Fort Collins CO Real Estate Inventory August 2023

Home inventory declined slightly in Fort Collins CO in July 2023. There were 447 homes for sale at the end of the month, down from 451 for sale at the end of June 2023. The month’s supply of inventory rose to 2.5 months, as sales declined more than inventory.

 

Sales Price vs. List Price:

  Northern Colorado Sales Price vs. List Price August 2023

In July 2023, homes in Fort Collins CO sold for 99.4% of asking price, down from the 100.6% of the previous month.

 

Summary:

Sales and inventory were down, and prices rose during July 2023, typically one of the busiest months of the year. We would usually expect sales at a higher level, prices stable to rising, and inventory leveling off after increasing over the spring. But what has driven a typical July market is not what’s at work here.

While the upper third of the market seems to be working more or less normally, there is an imbalance between supply and demand in the low-to-mid price ranges. In those market segments, demand has been more constrained by the price and interest rate increases that affected all of the housing supply over the last 2 years. Simply put, prices, along with the costs of owning a home, have risen faster than incomes, and a substantial number of potential buyers have been priced out of the market. This effect has been magnified by uncertainty over job stability and the state of the economy.

And on the supply side, potential sellers, faced with that same uncertainty and a more expensive move up, have become more reluctant to sell, in spite of higher values on their current home. The result is simply that both the number of people capable of purchasing a home and the local real estate market have gotten smaller.
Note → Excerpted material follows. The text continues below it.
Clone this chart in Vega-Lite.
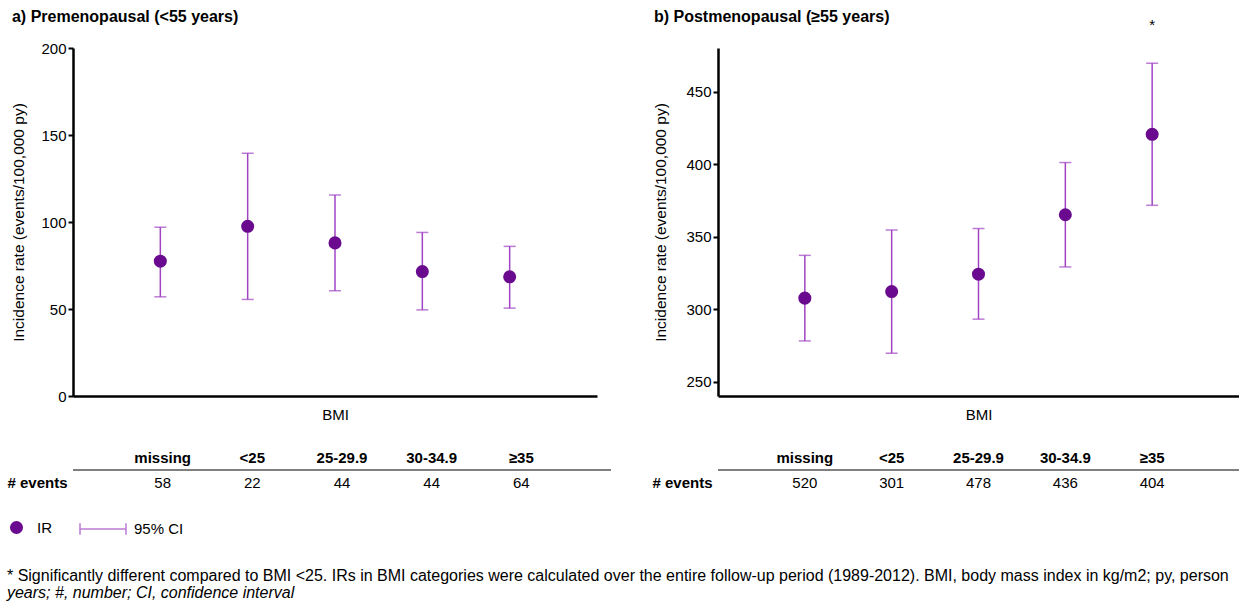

While there have been times when housing was a major driver in the economy, at this point the real estate market is in a much more responsive mode, subject to external conditions of uncertain outcome. For the time being, we can expect a continuation of these conditions. We’re entering a typically slower time of the year, and while we’re well out of “typical” range, there don’t appear to be any structural changes in the economy that would lead to rapid improvement in conditions.